Let me start by saying: if you saw "North Pole" in the title and thought "oh, fun Christmas special for the kids," stop right there. This is emphatically not that.
Trailer Park Boys Live at the North Pole is a 2014 holiday-themed comedy special featuring the characters from the long-running Canadian mockumentary series Trailer Park Boys. The premise? Ricky, Julian, and Bubbles take their live stage show to the "North Pole" (really just a stage setup) for a Christmas-themed performance filled with the same crude humor, profanity, drinking, and drug references that define the entire franchise.
The special runs about 90 minutes and features the trio doing their usual shtick—telling stories, bantering, smoking, drinking, and generally being the lovable degenerates that fans of the show have enjoyed for years. There's audience interaction, musical performances, and the kind of profanity-laced comedy that would make a sailor blush.

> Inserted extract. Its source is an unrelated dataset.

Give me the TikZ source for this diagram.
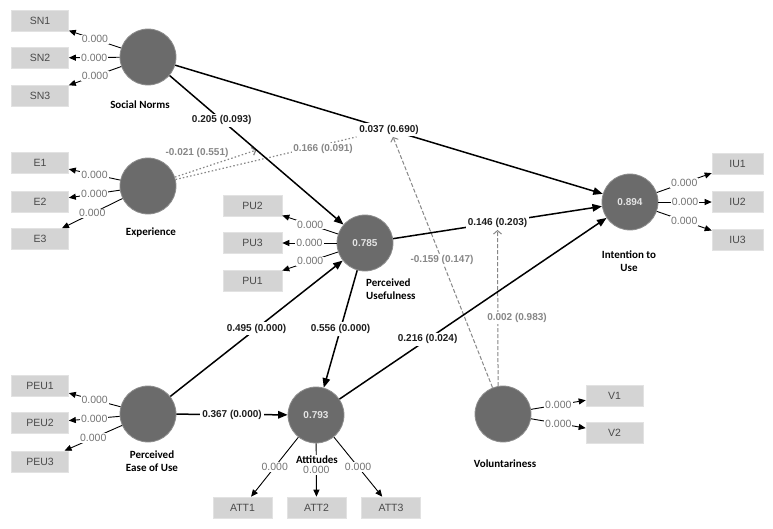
\documentclass[tikz,border=0pt]{standalone}
\usepackage{fontspec}
\setmainfont{Liberation Sans}
\newfontfamily\carlito{Carlito}
\usetikzlibrary{arrows.meta}
\definecolor{lvfill}{HTML}{6B6B6B}
\definecolor{lvedge}{HTML}{8E8E8E}
\definecolor{boxfill}{HTML}{D4D4D4}
\definecolor{boxedge}{HTML}{E2E2E2}
\definecolor{boxtext}{HTML}{4A4A4A}
\definecolor{loadgray}{HTML}{747474}
\definecolor{modgray}{HTML}{878787}
\definecolor{lvtext}{HTML}{E4E4E4}
\definecolor{coefcol}{HTML}{1E1E1E}
\pgfdeclarelayer{back}
\pgfdeclarelayer{background}
\pgfsetlayers{back,background,main}
\begin{document}
\begin{tikzpicture}[x=1pt,y=-1pt,
  lv/.style={circle, fill=lvfill, draw=lvedge, line width=0.8pt, minimum size=56pt, inner sep=0pt,
    font=\bfseries\fontsize{10}{11}\selectfont, text=lvtext},
  ind/.style={rectangle, fill=boxfill, draw=boxedge, line width=0.6pt, minimum width=57pt, minimum height=21pt,
    inner sep=0pt, font=\fontsize{10.5}{11}\selectfont, text=boxtext},
  lvname/.style={font=\carlito\bfseries\fontsize{11}{12.5}\selectfont, align=center, text=black, inner sep=1pt},
  loadline/.style={draw=loadgray, line width=0.9pt, -{Triangle[length=7pt,width=6pt]}, black},
  loadlbl/.style={fill=white, inner sep=1pt, text=loadgray, font=\fontsize{10.5}{11}\selectfont},
  structline/.style={draw=black, line width=1.5pt, -{Triangle[length=9.5pt,width=7.5pt]}},
  coef/.style={fill=white, inner sep=2pt, text=coefcol, font=\bfseries\fontsize{10}{11}\selectfont},
  dotmod/.style={draw=modgray, line width=1.2pt, dash pattern=on 1.5pt off 2.2pt},
  dashmod/.style={draw=modgray, line width=1pt, dash pattern=on 4pt off 2pt},
  modtip/.style={-{Straight Barb[length=3.5pt,width=8pt]}},
  modlbl/.style={inner sep=1.5pt, text=modgray, font=\bfseries\fontsize{10}{11}\selectfont}
]
\begin{pgfonlayer}{back}
\fill[white] (0,0) rectangle (773,528);
\end{pgfonlayer}
\useasboundingbox (0,0) rectangle (773,528);

% latent variables
\node[lv] (SN)  at (148,57)  {};
\node[lv] (EXP) at (148,186) {};
\node[lv] (PU)  at (365,243) {0.785};
\node[lv] (PEU) at (148,414) {};
\node[lv] (ATT) at (316,415) {0.793};
\node[lv] (IU)  at (630,202) {0.894};
\node[lv] (VOL) at (503,414) {};

% indicators
\node[ind] (SN1) at (40,21)   {SN1};
\node[ind] (SN2) at (40,58)   {SN2};
\node[ind] (SN3) at (40,95.5) {SN3};
\node[ind] (E1) at (40,163) {E1};
\node[ind] (E2) at (40,202) {E2};
\node[ind] (E3) at (40,239) {E3};
\node[ind, minimum width=59pt] (PU2) at (252.5,205.5) {PU2};
\node[ind, minimum width=59pt] (PU3) at (252.5,243)   {PU3};
\node[ind, minimum width=59pt] (PU1) at (252.5,280.5) {PU1};
\node[ind] (PEU1) at (40,385.5) {PEU1};
\node[ind] (PEU2) at (40,423)   {PEU2};
\node[ind] (PEU3) at (40,461.5) {PEU3};
\node[ind, minimum width=59pt] (ATT1) at (242.5,507.5) {ATT1};
\node[ind, minimum width=59pt] (ATT2) at (316.5,507.5) {ATT2};
\node[ind, minimum width=59pt] (ATT3) at (391,507.5)   {ATT3};
\node[ind, minimum width=51pt] (IU1) at (737.5,164)   {IU1};
\node[ind, minimum width=51pt] (IU2) at (737.5,202)   {IU2};
\node[ind, minimum width=51pt] (IU3) at (737.5,239.5) {IU3};
\node[ind] (V1) at (614.5,395.5) {V1};
\node[ind] (V2) at (614.5,433)   {V2};

% loadings
\foreach \b in {SN1,SN2,SN3} \draw[loadline] (SN) -- node[loadlbl]{0.000} (\b);
\foreach \b in {E1,E2,E3} \draw[loadline] (EXP) -- node[loadlbl]{0.000} (\b);
\foreach \b in {PU2,PU3,PU1} \draw[loadline] (PU) -- node[loadlbl]{0.000} (\b);
\foreach \b in {PEU1,PEU2,PEU3} \draw[loadline] (PEU) -- node[loadlbl]{0.000} (\b);
\foreach \b in {ATT1,ATT2,ATT3} \draw[loadline] (ATT) -- node[loadlbl]{0.000} (\b);
\foreach \b in {IU1,IU2,IU3} \draw[loadline] (IU) -- node[loadlbl]{0.000} (\b);
\foreach \b in {V1,V2} \draw[loadline] (VOL) -- node[loadlbl]{0.000} (\b);

% structural paths
\draw[structline] (SN) -- node[coef,pos=0.3]{0.205 (0.093)} coordinate[pos=0.5](m1) (PU);
\draw[structline] (SN) -- node[coef,pos=0.5](c1){0.037 (0.690)} (IU);
\draw[structline] (PU) -- node[coef,pos=0.5](c2){0.146 (0.203)} (IU);
\draw[structline] (PEU) -- node[coef,pos=0.5]{0.495 (0.000)} (PU);
\draw[structline] (PEU) -- node[coef,pos=0.5]{0.367 (0.000)} (ATT);
\draw[structline] (PU) -- node[coef,pos=0.5]{0.556 (0.000)} (ATT);
\draw[structline] (ATT) -- node[coef,pos=0.33]{0.216 (0.024)} (IU);

% moderating effects
\begin{pgfonlayer}{background}
\draw[dotmod, modtip] (EXP) -- (m1);
\draw[dotmod] (EXP) -- (c1.south west);
\draw[dashmod, modtip] (VOL) -- ([xshift=4pt]c1.south);
\draw[dashmod, modtip] (VOL.100) -- (c2.south);
\node[modlbl] (l1) at (197,153) {-0.021 (0.551)};
\node[modlbl, fill=white] (l2) at (323,149) {0.166 (0.091)};
\node[modlbl, fill=white] (l3) at (442,260) {-0.159 (0.147)};
\node[modlbl, fill=white] (l4) at (517,318) {0.002 (0.983)};
\end{pgfonlayer}

% latent variable names
\node[lvname] (nSN)  at (140,105) {Social Norms};
\node[lvname] (nEXP) at (151,232) {Experience};
\node[lvname, align=left, anchor=north west] (nPU) at (365,278) {Perceived\\Usefulness};
\node[lvname, anchor=north] (nPEU) at (152,450) {Perceived\\Ease of Use};
\node[lvname, fill=white] (nATT) at (317,460) {Attitudes};
\node[lvname, anchor=north] (nIU) at (629,250) {Intention to\\Use};
\node[lvname] (nVOL) at (505,464) {Voluntariness};
\end{tikzpicture}
\end{document}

Here's the thing: Christmas-themed does not equal family-friendly. This is a trap that catches parents every single year with different content. The festive packaging—the "North Pole" setting, the holiday timing, the cheerful marketing—can make parents think "oh, this might be fine" without digging deeper.
The Trailer Park Boys franchise has a dedicated adult fanbase who absolutely love these characters. The humor is intentionally crude, the situations are absurd, and the language is... well, let's just say it would set off every profanity filter ever invented. This special is made for those fans, not for general audiences, and definitely not for kids.
Let's be crystal clear about what you're dealing with here:
Language: The F-word appears approximately every 30 seconds. I'm not exaggerating. Add in every other profanity you can think of, and you've got the linguistic landscape of this special.
Substance Use: The characters are openly drinking throughout. There are constant references to marijuana (Ricky is rarely without a joint), and drug culture jokes are woven throughout the entire performance.
Sexual Content: Crude sexual references and jokes are frequent. Nothing explicit is shown, but the dialogue is absolutely not appropriate for children.
Mature Themes: The entire premise of the show revolves around characters who live in a trailer park, engage in petty crime, and generally make terrible life decisions. While this is played for comedy, it's adult comedy through and through.
The Rating: This special is TV-MA (Mature Audiences only). That's the equivalent of an R-rating for movies. It means it's intended for adults and not suitable for viewers under 17.
Look, I get it. Maybe your teen has friends who've seen it, or they're fans of edgy comedy, or they think the whole concept sounds hilarious. Here's what I'd consider:
For teens 16-17: If you have an older teen who's already been exposed to R-rated content and you have open conversations about media, this might be something you watch together and discuss. The humor is juvenile in many ways despite the adult content—it's not sophisticated or particularly clever. You know your kid best.
For teens 13-15: This is really pushing it. The constant substance use played for laughs, the crude sexual humor, and the normalization of poor decision-making wrapped in comedy can be problematic at this age. There are plenty of edgy comedies that don't rely quite so heavily on shock value.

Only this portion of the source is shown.